On the remote hills of the Far- West, road building is a communal activity - not even the village shaman is left out.
As we were travelling on a newly laid out road through the Far-West, our vehicle was caught in a Kathmandu-like congestion. A thin, unassuming man carrying a red flag signaled the vehicle in the front to stop. A construction truck had seized up, bringing the roadwork to a halt.
Road construction is a communal effort in these unchanged hills. No matter what your role in the community is, building roads means extra money—and everyone can use a bit of extra money. No one is left behind, not even the village jhankri(Shaman). The man with the flag – given away by his metal bangles – turned out to be the village jhankri. Despite the superhuman powers to heal the sick and wounded with drums, brooms and eggs, he still has limitations. Money is a limitation. And working for a donor-funded road project temporarily alleviates that limitation.
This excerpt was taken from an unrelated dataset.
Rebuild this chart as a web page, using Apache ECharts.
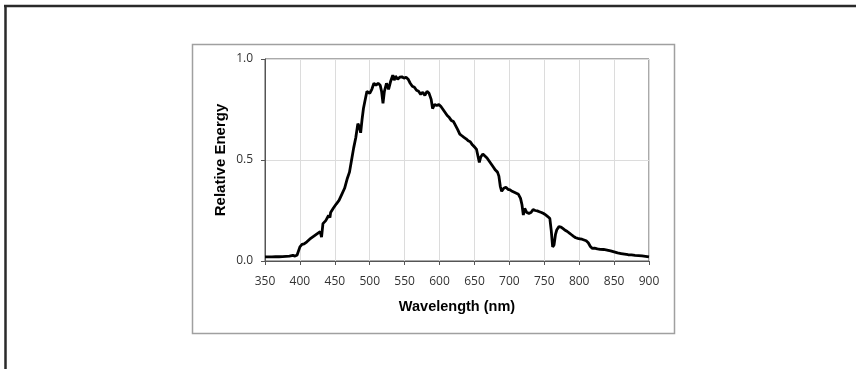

The Jhankri’s name was Bir Bahadur Bhattarai—a former policeman who had given up his dutiful occupation to follow his divine calling. The fifty-three year old had his first visions twenty years ago. Disturbed and confused, he pleaded to other jhankris to find an answer. The seniors conducted a ritual to test his claims, asking him to perform tasks under trance. He was asked to find a wild leopard in the jungle, which he did. Convinced, he was ordained by the seniors. Ever since, the sickly and the wounded in his village have come to him hoping for a cure.
The broken truck was fixed and the road opened up in a short while. The jhankri, performing his other job, signaled the vehicles to move. We got moving as he was about to end his shift for the day, and head back to his home where he can rest his different roles for a while. We drove into the evening surrounded by hills marred by wildfires.